> _Written exercise_
Lines from the one containing "Output the Python" to the one containing "import plotly.graph_objects as go", both lines included, are to be extracted exactly from the data below; pictures are excluded.
################
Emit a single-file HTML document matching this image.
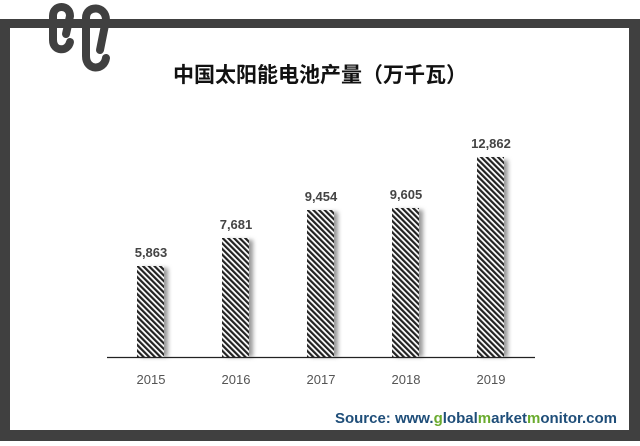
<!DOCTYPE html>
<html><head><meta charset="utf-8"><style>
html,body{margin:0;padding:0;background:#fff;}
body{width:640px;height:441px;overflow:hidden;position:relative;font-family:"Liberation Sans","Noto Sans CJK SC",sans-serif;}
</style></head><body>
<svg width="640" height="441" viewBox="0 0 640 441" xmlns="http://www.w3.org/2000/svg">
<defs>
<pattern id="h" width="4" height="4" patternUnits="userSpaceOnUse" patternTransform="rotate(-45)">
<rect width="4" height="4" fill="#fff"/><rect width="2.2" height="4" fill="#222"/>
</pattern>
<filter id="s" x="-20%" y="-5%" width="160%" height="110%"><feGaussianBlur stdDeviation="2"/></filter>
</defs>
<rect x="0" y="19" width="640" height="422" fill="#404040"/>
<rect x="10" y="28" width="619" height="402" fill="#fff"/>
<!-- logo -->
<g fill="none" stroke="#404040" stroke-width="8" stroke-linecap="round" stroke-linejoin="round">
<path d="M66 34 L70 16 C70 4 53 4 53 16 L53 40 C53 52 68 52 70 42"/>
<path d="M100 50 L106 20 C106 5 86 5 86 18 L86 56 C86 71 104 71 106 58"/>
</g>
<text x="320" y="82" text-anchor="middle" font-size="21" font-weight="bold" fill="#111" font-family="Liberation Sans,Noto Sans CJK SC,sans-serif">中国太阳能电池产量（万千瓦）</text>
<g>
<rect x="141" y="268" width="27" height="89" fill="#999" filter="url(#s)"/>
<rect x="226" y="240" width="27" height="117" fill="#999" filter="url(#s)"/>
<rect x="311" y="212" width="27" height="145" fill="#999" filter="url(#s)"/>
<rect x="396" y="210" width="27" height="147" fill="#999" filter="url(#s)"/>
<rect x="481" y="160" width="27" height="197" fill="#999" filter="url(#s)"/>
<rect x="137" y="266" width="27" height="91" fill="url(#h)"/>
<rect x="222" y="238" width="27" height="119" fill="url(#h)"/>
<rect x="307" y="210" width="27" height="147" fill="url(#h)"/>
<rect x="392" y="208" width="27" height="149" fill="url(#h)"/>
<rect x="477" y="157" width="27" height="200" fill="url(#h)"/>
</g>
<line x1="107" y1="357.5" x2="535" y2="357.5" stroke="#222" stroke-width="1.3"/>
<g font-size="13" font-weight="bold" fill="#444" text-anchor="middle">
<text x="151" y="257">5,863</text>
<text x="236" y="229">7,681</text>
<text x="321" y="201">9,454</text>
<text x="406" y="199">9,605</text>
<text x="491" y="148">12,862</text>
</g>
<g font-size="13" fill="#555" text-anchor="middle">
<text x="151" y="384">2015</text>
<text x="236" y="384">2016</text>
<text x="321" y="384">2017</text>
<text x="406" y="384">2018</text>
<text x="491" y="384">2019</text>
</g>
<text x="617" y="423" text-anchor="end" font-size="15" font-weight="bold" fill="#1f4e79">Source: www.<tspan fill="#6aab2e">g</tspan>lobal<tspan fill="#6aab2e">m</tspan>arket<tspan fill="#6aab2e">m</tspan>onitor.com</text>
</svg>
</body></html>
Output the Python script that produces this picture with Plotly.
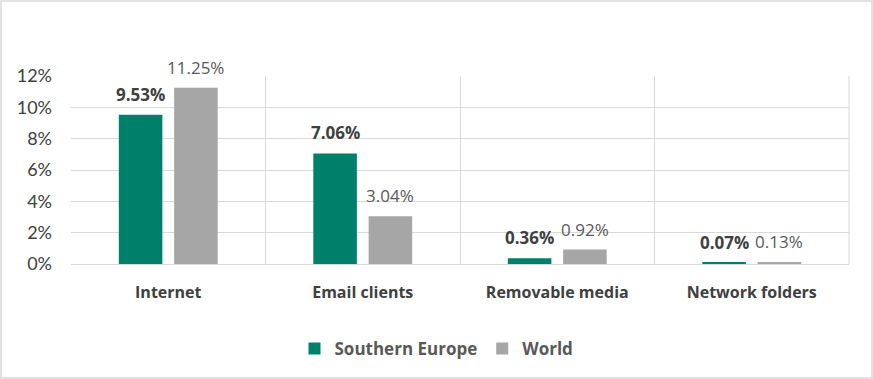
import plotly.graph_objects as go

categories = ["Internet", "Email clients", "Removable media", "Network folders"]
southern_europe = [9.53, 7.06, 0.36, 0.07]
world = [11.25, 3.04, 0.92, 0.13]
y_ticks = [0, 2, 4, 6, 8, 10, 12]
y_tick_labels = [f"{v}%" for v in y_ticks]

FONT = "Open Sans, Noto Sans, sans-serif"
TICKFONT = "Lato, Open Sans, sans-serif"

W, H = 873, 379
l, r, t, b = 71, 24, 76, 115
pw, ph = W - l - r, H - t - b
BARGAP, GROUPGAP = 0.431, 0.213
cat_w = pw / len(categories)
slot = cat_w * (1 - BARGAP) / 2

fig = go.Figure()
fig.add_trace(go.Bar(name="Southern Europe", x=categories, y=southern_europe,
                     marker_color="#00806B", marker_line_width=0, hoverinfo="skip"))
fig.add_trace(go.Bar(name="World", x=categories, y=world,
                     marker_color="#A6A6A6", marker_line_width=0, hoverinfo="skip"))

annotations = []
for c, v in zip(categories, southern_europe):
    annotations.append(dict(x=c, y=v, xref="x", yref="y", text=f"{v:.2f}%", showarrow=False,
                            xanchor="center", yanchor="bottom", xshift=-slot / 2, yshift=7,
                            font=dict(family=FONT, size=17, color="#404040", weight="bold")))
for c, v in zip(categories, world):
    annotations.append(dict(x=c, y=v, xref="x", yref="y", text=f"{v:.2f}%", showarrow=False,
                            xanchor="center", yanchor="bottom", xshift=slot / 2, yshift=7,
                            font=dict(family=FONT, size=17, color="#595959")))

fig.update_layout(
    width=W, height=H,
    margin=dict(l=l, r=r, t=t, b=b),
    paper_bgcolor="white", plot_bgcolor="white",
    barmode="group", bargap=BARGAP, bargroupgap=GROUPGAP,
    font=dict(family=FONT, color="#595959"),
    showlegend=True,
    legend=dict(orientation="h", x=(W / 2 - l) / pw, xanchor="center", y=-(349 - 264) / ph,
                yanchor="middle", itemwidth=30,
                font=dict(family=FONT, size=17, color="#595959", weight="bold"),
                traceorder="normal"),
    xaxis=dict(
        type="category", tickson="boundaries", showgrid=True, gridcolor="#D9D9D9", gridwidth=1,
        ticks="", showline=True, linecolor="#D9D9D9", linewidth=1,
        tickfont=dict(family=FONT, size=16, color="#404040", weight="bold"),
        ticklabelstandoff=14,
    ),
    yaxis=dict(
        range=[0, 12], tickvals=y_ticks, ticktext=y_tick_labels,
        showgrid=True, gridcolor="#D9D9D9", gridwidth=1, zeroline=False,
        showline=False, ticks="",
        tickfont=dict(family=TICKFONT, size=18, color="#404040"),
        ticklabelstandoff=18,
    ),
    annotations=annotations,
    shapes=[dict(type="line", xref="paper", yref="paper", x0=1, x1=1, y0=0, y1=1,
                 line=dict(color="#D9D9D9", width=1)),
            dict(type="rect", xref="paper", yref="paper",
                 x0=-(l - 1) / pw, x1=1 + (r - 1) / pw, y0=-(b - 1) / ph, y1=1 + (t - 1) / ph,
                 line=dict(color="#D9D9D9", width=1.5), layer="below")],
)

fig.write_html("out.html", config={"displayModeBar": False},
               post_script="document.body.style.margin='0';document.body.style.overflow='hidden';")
################
> _Exercise result_
Output the Python script that produces this picture with Plotly.
import plotly.graph_objects as go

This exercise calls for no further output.